## [BRIEF]
Your answer is a single number: the count of lines that contain the string "this".

## [DATA FOR THE TASK]
━━━━━━
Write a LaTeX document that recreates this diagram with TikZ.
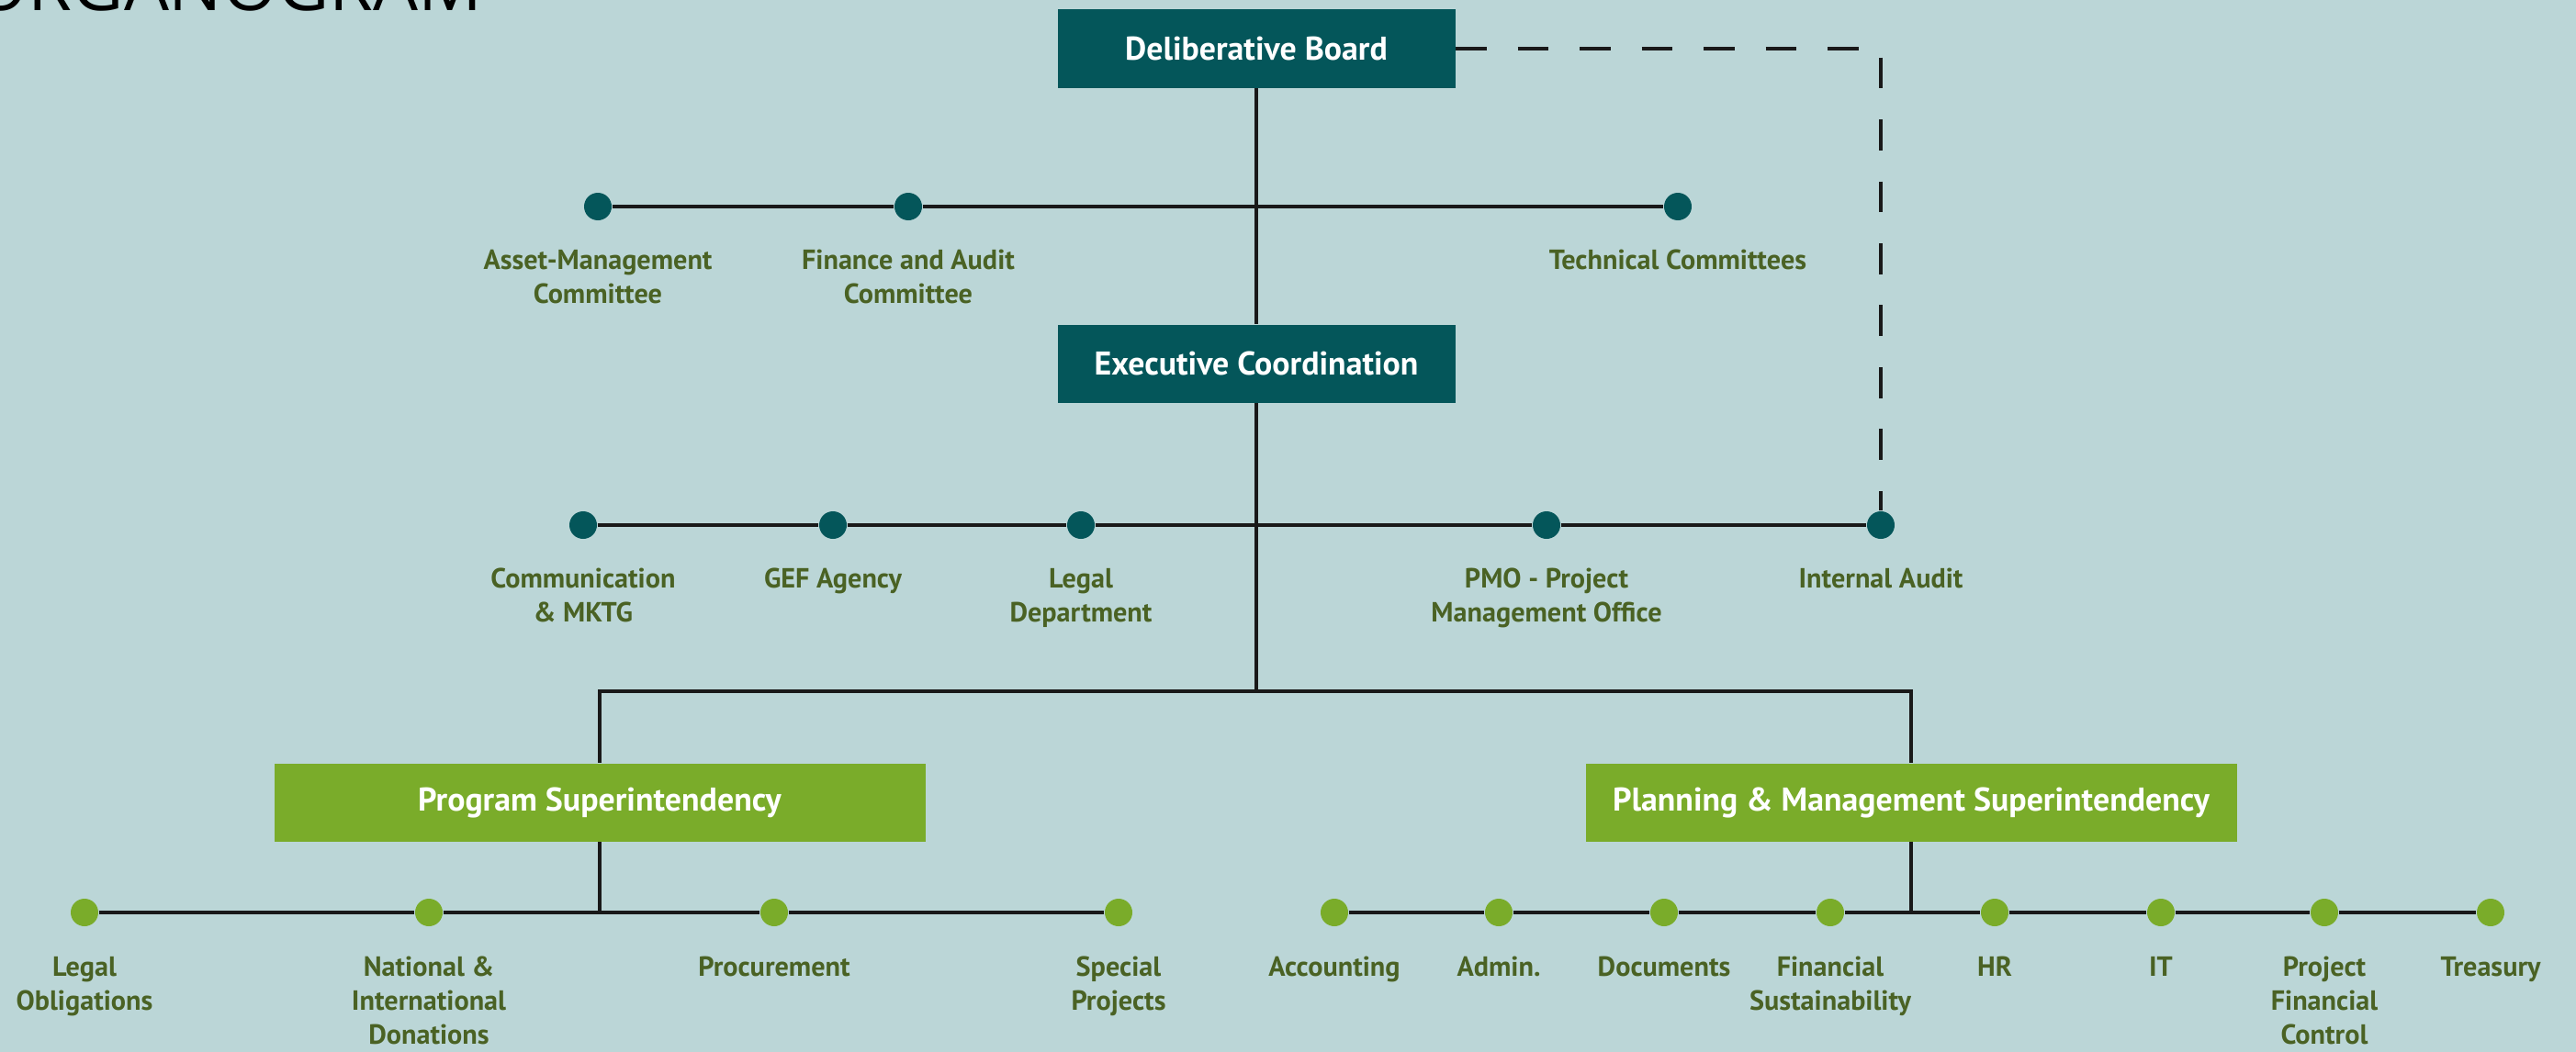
\documentclass[tikz,border=0pt]{standalone}
\usepackage{fontspec}
\setmainfont{PT Sans}
\newfontfamily\titlefont{Open Sans}
\usetikzlibrary{positioning}
\definecolor{orgbg}{RGB}{187,214,215}
\definecolor{boardteal}{RGB}{4,86,90}
\definecolor{supgreen}{RGB}{122,172,42}
\definecolor{unitolive}{RGB}{74,98,36}

\begin{document}
\begin{tikzpicture}[
  headbox/.style={fill=#1, text=white, font=\fontsize{10.2}{12}\selectfont\bfseries,
    minimum height=0.85cm, inner sep=0pt},
  orgdot/.style={circle, fill=#1, minimum size=0.3cm, inner sep=0pt},
  unitlabel/.style={text=unitolive, font=\fontsize{8.6}{10.5}\selectfont\bfseries,
    align=center, inner sep=0pt},
  link/.style={line width=0.9pt, draw=black!90},
]
  \useasboundingbox (0,0) rectangle (28.05,-11.46);
  \fill[orgbg] (0,0) rectangle (28.05,-11.46);
  \clip (0,0) rectangle (28.05,-11.46);

  \node[anchor=base west, inner sep=0pt, font=\titlefont\fontsize{22}{22}\selectfont]
    (title) at (-0.3,-0.12) {ORGANOGRAM};

  % governance
  \node[headbox=boardteal, minimum width=4.33cm] (board) at (13.68,-0.53) {Deliberative Board};
  \node[headbox=boardteal, minimum width=4.33cm] (exec) at (13.68,-3.96) {Executive Coordination};

  \foreach \name/\x/\txt in {asset/6.51/{Asset-Management\\Committee},
      finance/9.89/{Finance and Audit\\Committee}, techcom/18.27/{Technical Committees}} {
    \node[orgdot=boardteal] (\name) at (\x,-2.25) {};
    \node[unitlabel, below=0.31cm of \name] {\txt};
  }
  \foreach \name/\x/\txt in {comm/6.35/{Communication\\\& MKTG}, gef/9.07/{GEF Agency},
      legal/11.77/{Legal\\Department}, pmo/16.84/{PMO - Project\\Management Office},
      audit/20.48/{Internal Audit}} {
    \node[orgdot=boardteal] (\name) at (\x,-5.72) {};
    \node[unitlabel, below=0.31cm of \name] {\txt};
  }

  % superintendencies
  \node[headbox=supgreen, minimum width=7.09cm] (prog) at (6.53,-8.74) {Program Superintendency};
  \node[headbox=supgreen, minimum width=7.09cm] (plan) at (20.81,-8.74) {Planning \& Management Superintendency};
  \coordinate (split) at (13.68,-7.53);
  \coordinate (progjoin) at (6.53,-9.94);
  \coordinate (planjoin) at (20.81,-9.94);

  \foreach \name/\x/\txt in {legob/0.92/{Legal\\Obligations},
      donations/4.67/{National \&\\International\\Donations}, procure/8.43/{Procurement},
      special/12.18/{Special\\Projects}} {
    \node[orgdot=supgreen] (\name) at (\x,-9.94) {};
    \node[unitlabel, below=0.32cm of \name] {\txt};
  }
  \foreach \name/\x/\txt in {accounting/14.53/{Accounting}, admin/16.32/{Admin.},
      documents/18.12/{Documents}, finsus/19.93/{Financial\\Sustainability},
      hr/21.72/{HR}, it/23.53/{IT}, pfc/25.31/{Project\\Financial\\Control},
      treasury/27.12/{Treasury}} {
    \node[orgdot=supgreen] (\name) at (\x,-9.94) {};
    \node[unitlabel, below=0.32cm of \name] {\txt};
  }

  % connectors
  \draw[link] (board) -- (exec);
  \draw[link] (asset) -- (finance) -- (techcom);
  \draw[link] (comm) -- (gef) -- (legal) -- (pmo) -- (audit);
  \draw[link] (exec) -- (split);
  \draw[link] (prog) |- (split) -| (plan);
  \draw[link] (prog) -- (progjoin);
  \draw[link] (plan) -- (planjoin);
  \draw[link] (legob) -- (donations) -- (procure) -- (special);
  \draw[link] (accounting) -- (admin) -- (documents) -- (finsus) -- (hr) -- (it) -- (pfc) -- (treasury);
  \draw[link, dash pattern=on 9.6pt off 9.6pt] (board.east) -| (audit);
\end{tikzpicture}
\end{document}
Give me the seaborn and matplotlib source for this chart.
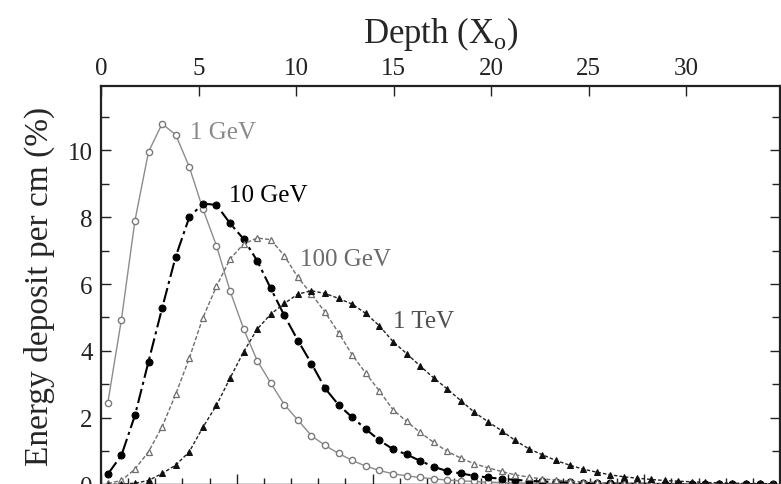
━━━━━━
## [TASK SOLUTION]
2